BRISQUE has an image score range from 0 (sharp) to 100 (blurry); however, in these two datasets, the measured results showed that the quality score varied slightly within 45 points, consistent with changes in the intensity of the MB images. As analyzed by Giniatullina et al. [
70], regarding horizontal blur, the consistency between BRISQUE scores and actual image quality was likely to be reduced.
CPBD has an image quality range from 0 (blurry) to 1.0 (sharp). As shown in
Table 3 and
Table 4, when MB increased by 10, image quality decreased from 0.73 to 0.24 in the Kaggle dataset. In the MTSS dataset, when MB increased by 10, quality scores plunged from 0.87 to 0.12. The F1-score decreased from 72.25% to 62.23% in the Kaggle dataset, and dropped from 89.43% to 67.83% in the MTSS dataset, showing different percentage decreases due to MB impact. This impact is analyzed as statistically insignificant with a
p-value of 0.0702 in the Kaggle dataset. However, with high sensitivity to MB changes, such as CPBD, setting the MB threshold value may be advantageous as it indicates a high classification effect for sharp images.

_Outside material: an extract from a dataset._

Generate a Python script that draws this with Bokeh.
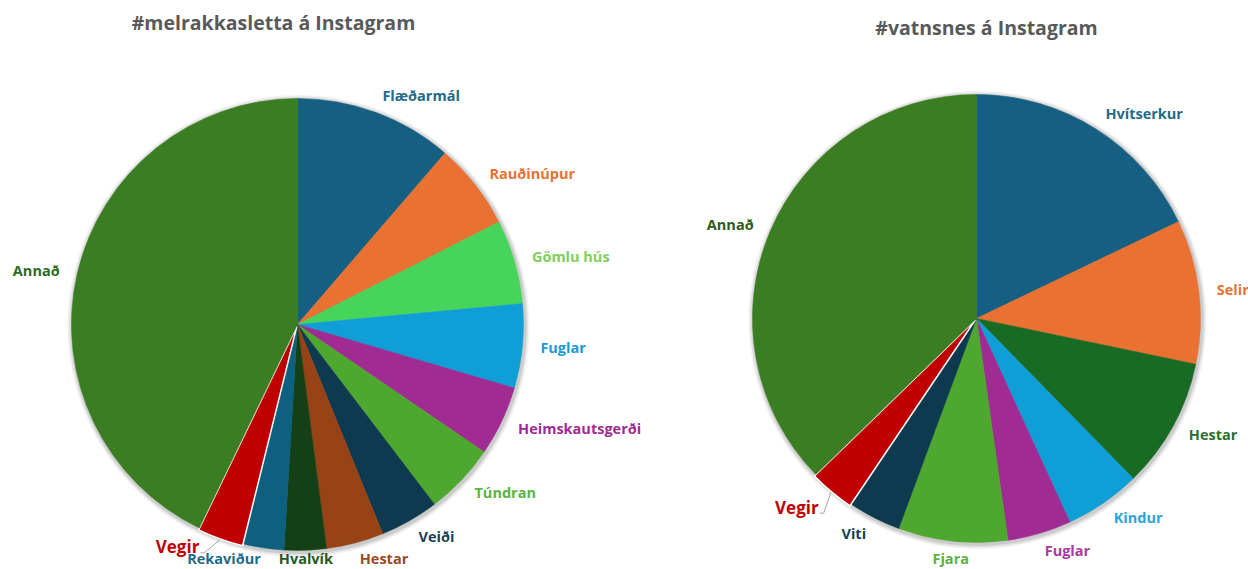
import math
from bokeh.plotting import figure
from bokeh.models import Range1d
from bokeh.core.properties import value
from bokeh.embed import file_html
from bokeh.resources import INLINE

# ---- data ----
mel_title = "#melrakkasletta á Instagram"
mel_labels = ["Flæðarmál", "Rauðinúpur", "Gömlu hús", "Fuglar", "Heimskautsgerði", "Túndran",
              "Veiði", "Hestar", "Hvalvík", "Rekaviður", "Vegir", "Annað"]
mel_values = [11.3, 6.2, 6.0, 6.0, 5.0, 5.1, 4.2, 4.1, 3.0, 2.9, 3.3, 42.8]

vat_title = "#vatnsnes á Instagram"
vat_labels = ["Hvítserkur", "Selir", "Hestar", "Kindur", "Fuglar", "Fjara", "Viti", "Vegir", "Annað"]
vat_values = [17.9, 10.4, 9.4, 5.5, 4.6, 7.9, 3.8, 3.3, 37.3]

# ---- styles ----
mel_colors = ["#156082", "#E97132", "#47D45A", "#0F9ED5", "#A02B93", "#4EA72E",
              "#0E3A50", "#974315", "#143F17", "#0D607F", "#C00000", "#3B7D23"]
mel_lcolors = ["#1F6A8A", "#E97132", "#7FCF5C", "#1A9AD6", "#A02B93", "#59B440",
               "#1A3F57", "#9A4A1E", "#1F5A1F", "#1F6A8A", "#C00000", "#2E6A1F"]
vat_colors = ["#156082", "#E97132", "#196B24", "#0F9ED5", "#A02B93", "#4EA72E",
              "#0E3A50", "#C00000", "#3B7D23"]
vat_lcolors = ["#1F6A8A", "#E97132", "#2A7030", "#2AA3DC", "#A83AA0", "#5AB442",
               "#1A3F57", "#C00000", "#2D5A1E"]

W, H = 1248, 569
FONT = "Open Sans"

p = figure(width=W, height=H, x_range=Range1d(0, W), y_range=Range1d(0, H),
           output_backend="svg", toolbar_location=None, min_border=0)
p.axis.visible = False
p.grid.visible = False
p.outline_line_color = None


def draw_pie(cx, cy, r, labels, values, colors, lcolors, title, tx, ty, hi_nudge):
    total = float(sum(values))
    # soft shadow
    for k, a in [(5, 0.05), (3.5, 0.07), (2, 0.09)]:
        p.circle(x=[cx + 1], y=[cy - 1.5], radius=r + k, fill_color="#000000",
                 fill_alpha=a, line_color=None)
    cum = 0.0
    for lab, v, c, lc in zip(labels, values, colors, lcolors):
        f0 = cum / total
        cum += v
        f1 = cum / total
        s = math.pi / 2 - 2 * math.pi * f0
        e = math.pi / 2 - 2 * math.pi * f1
        th = 2 * math.pi * (f0 + f1) / 2  # clockwise from top
        a = math.pi / 2 - th
        is_hi = lab == "Vegir"
        ox = 2 * math.cos(a) if is_hi else 0
        oy = 2 * math.sin(a) if is_hi else 0
        p.wedge(x=[cx + ox], y=[cy + oy], radius=r, start_angle=s, end_angle=e,
                direction="clock", fill_color=c,
                line_color="white" if is_hi else c,
                line_width=1.5 if is_hi else 0.5)
        if is_hi:
            tl = th + math.radians(hi_nudge[0])
            R = hi_nudge[1]
        else:
            tl = th
            R = r + 18
        al = math.pi / 2 - tl
        lx = cx + R * math.cos(al)
        ly = cy + R * math.sin(al)
        sn = math.sin(tl)
        if sn > 0.2:
            align = "left"
        elif sn < -0.12:
            align = "right"
        else:
            align = "center"
        ly = max(ly, 11)
        size = "17px" if is_hi else "14.5px"
        if is_hi:
            px0 = cx + ox + (r + 1) * math.cos(a)
            py0 = cy + oy + (r + 1) * math.sin(a)
            p.line(x=[px0, lx + 5, lx + 1], y=[py0, ly - 6, ly - 6],
                   line_color="#A6A6A6", line_width=1)
        p.text(x=[lx], y=[ly], text=[lab], text_align=align, text_baseline="middle",
               text_font=value(FONT), text_font_style="bold", text_font_size=size,
               text_color=lc)
    p.text(x=[tx], y=[ty], text=[title], text_align="center", text_baseline="middle",
           text_font=value(FONT), text_font_style="bold", text_font_size="19.5px",
           text_color="#595959")


# image coords -> data: (X, 569-Y)
draw_pie(297, 245, 226, mel_labels, mel_values, mel_colors, mel_lcolors,
         mel_title, 273, 547, (4, 243))
draw_pie(976, 251, 224, vat_labels, vat_values, vat_colors, vat_lcolors,
         vat_title, 986, 542, (0, 246))

open("out.html", "w").write(file_html(p, INLINE))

PIQE has an image quality score range from 0 (sharp) to 100 (blurry). In the Kaggle dataset, the score for blurring was measured, which increased from 21.04 in the original images, 59.7 in the MB 10 images, to 73.87 in the MB 20 images. In the MTSS dataset, the score soared from 13.77 in the original images to 69.35 in the MB 10 images, and the decrease in the score dropped less with the subsequent increase in MB intensity, similar to CPBD. PIQE also showed the highest results, except NIQE, in correlation and regression analysis. It was highly sensitive to changes in MB, and showed a high consistency even with changes in F1-score.
CPBD and PIQE can be considered appropriate NR-IQA metrics for horizontal MB images, and MTSS image quality can be classified using these metrics.